FAQ

How do I thoroughly check for unclassified reads?

You can use the organism query tool to analyse a subset of unclassified reads. Just search for ‘unclassified’ in the manual. This will analyse a subset of 50 reads using a BLASTn database of your choosing.

If you’d like to extract all unclassified reads, navigate to the ‘results’ directory for the sample timepoint and run the lines below:

I’ll give an example using the SeqKit - Ultrafast FASTA/Q kit toolkit:

cd ./NHS_RMg_platform/results/{sample_name}/24_hours

zcat centrifuge/centrifuge_raw.tsv.gz | grep unclassified | cut -f1 | seqkit grep -f - microbial/{sample_name}24_hours_hg38_removed.fastq.gz | gzip > {sample_name}_unclassified.fastq.gz

I'm seeing red text on the metagenomics workflow terminal output:

"directory locked..."

Load the latest sample sheet using the 'Load existing sample sheet' function. Rerun the samples with the 'Force overwrite' function checked on the Metagenomics launcher. This will delete any existing reports matching the Lab IDs provided to the launcher and re-analyse the datasets.

"Could not locate a Centrifuge index corresponding to basename"

The install script caches the classification databases at "/data/metagenomics_workflow_databases/. Check this is present and the size is ~64 GB. If this is not the case, ensure there is adequate space on the target volume and rerun the install script.

You can reconfigure the chance directory by moving this directory and changing the parameters.centrifuge.index.cmg and blast.db configs. See the 'Technical information -> Metagenomics config parameters' section for more info on configurations.

The config paths are applied inside the container. This means you'll have to update the ./NHS_RMg_platform/launch_metagenomics_workflow_**.sh apptainer call to bind the new destination and add an appropriate relative path to the config.

How do I analyse previously run datasets with the workflow

The input format must be the original directory structure as output from ONT sequencing devices see format here. If you have data in this structure available, move it to the /data directory and it will be detected by the launcher. If you don’t want to move it to /data due to space issues etc, you can create a symlink.

You can fudge the structure by moving FASTQ files in the last directory created here. One barcode per sample:

mkdir -p /data/my_experiment_name/my_experiment_name/test/fastq_pass/barcode01/my_data.fastq.gz

You can also reconfigure the data directory to another source. Set data_dir in the config file to the desired destination. See the 'Technical information -> Metagenomics config parameters' section for more info on configurations.

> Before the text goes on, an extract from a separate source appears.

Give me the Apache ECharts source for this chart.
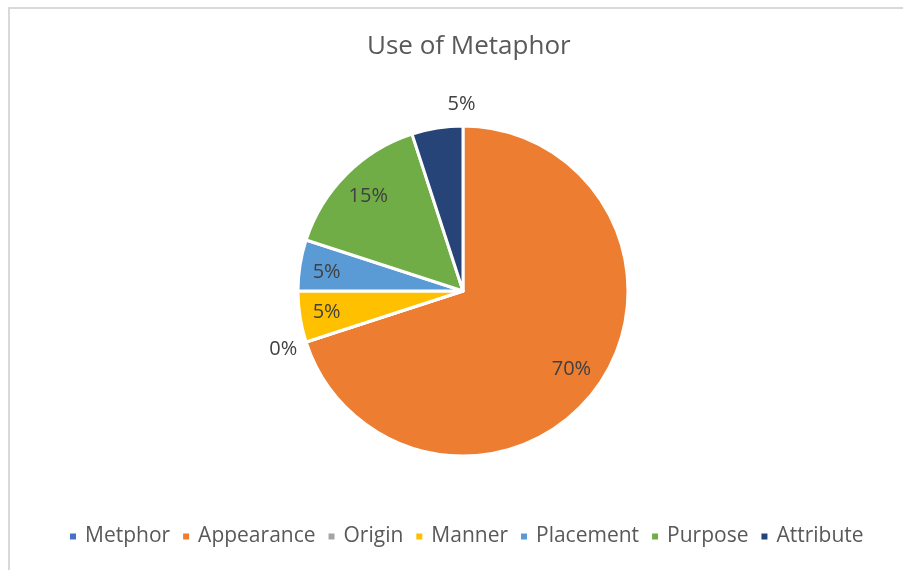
<!DOCTYPE html>
<html>
<head>
<meta charset="utf-8">
<script src="https://cdn.jsdelivr.net/npm/echarts@6/dist/echarts.min.js"></script>
<style>
  html, body { margin: 0; padding: 0; background: #fff; }
  #frame { position: absolute; left: 8px; top: 7px; width: 895px; height: 563px;
           border-top: 2px solid #d9d9d9; border-left: 2px solid #d9d9d9; }
  #main { position: absolute; left: 0; top: 0; width: 903px; height: 570px; }
</style>
</head>
<body>
<div id="frame"></div>
<div id="main"></div>
<script>
var chartDom = document.getElementById('main');
var myChart = echarts.init(chartDom);

// data
var categories = ['Metphor', 'Appearance', 'Origin', 'Manner', 'Placement', 'Purpose', 'Attribute'];
var values = [0, 70, 0, 5, 5, 15, 5];
var colors = ['#4472C4', '#ED7D31', '#A5A5A5', '#FFC000', '#5B9BD5', '#70AD47', '#264478'];
var labelPlace = ['none', 'inside', 'outside', 'inside', 'inside', 'inside', 'outside']; // where excel put the label

var font = '"Open Sans", "Liberation Sans", sans-serif';
var total = values.reduce(function(a, b) { return a + b; }, 0);

function pct(p) { return Math.round(p.value / total * 100) + '%'; }

var mainData = [], innerData = [], outerData = [];
for (var i = 0; i < categories.length; i++) {
    mainData.push({ name: categories[i], value: values[i], itemStyle: { color: colors[i] } });
    innerData.push({ name: categories[i], value: values[i], label: { show: labelPlace[i] == 'inside' } });
    outerData.push({ name: categories[i], value: values[i], label: { show: labelPlace[i] == 'outside' } });
}
outerData[6].label.offset = [28, 0]; // top label sits centered over slice edge
innerData[3].label.offset = [-4, 0];
innerData[4].label.offset = [-4, 2];

var ghost = { //透明的饼，只用来放标签
    type: 'pie',
    center: [463, 291],
    startAngle: 90,
    silent: true,
    itemStyle: { color: 'transparent', borderWidth: 0 },
    emphasis: { disabled: true },
    labelLine: { show: false },
    avoidLabelOverlap: false,
    label: { position: 'inside', formatter: pct, color: '#404040', fontSize: 20, fontFamily: font }
};

var option = {
    animation: false,
    title: {
        text: 'Use of Metaphor',
        left: 362,
        top: 29,
        textStyle: { fontFamily: font, fontSize: 26, fontWeight: 'normal', color: '#595959' }
    },
    legend: {
        bottom: 18,
        left: 63,
        icon: 'rect',
        itemWidth: 8,
        itemHeight: 8,
        itemGap: 11,
        data: categories,
        textStyle: { fontFamily: font, fontSize: 21, color: '#595959', padding: [0, 0, 0, 3] }
    },
    series: [
        {
            type: 'pie',
            center: [463, 291],
            radius: [0, 165],
            startAngle: 90,
            data: mainData,
            label: { show: false },
            labelLine: { show: false },
            itemStyle: { borderColor: '#fff', borderWidth: 3 },
            emphasis: { disabled: true }
        },
        Object.assign({}, ghost, { radius: [0, 262], data: innerData }),
        Object.assign({}, ghost, { radius: [0, 372], data: outerData })
    ]
};
option && myChart.setOption(option);
</script>
</body>
</html>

The config paths are applied inside the container. This means you'll have to update the ./NHS_RMg_platform/launch_metagenomics_workflow_**.sh apptainer call to bind the new destination and add an appropriate relative path to the config.

The workflow is taking a while to launch and is running slowly

If using removable storage, the drive should be of a high specification and it should be plugged in to a USB 3.0 or greater port (often blue or red in colour).

We use the SanDisk Extreme PRO Portable SSD - 4 TB which performs well and adds significant storage for analysis on sequencing devices.

The NHS_RMg_platform disk or directory is using up too much space

Check the NHS_RMg_platform/recycle_bin directory is not full of old overwritten analyses. This should be purged periodically.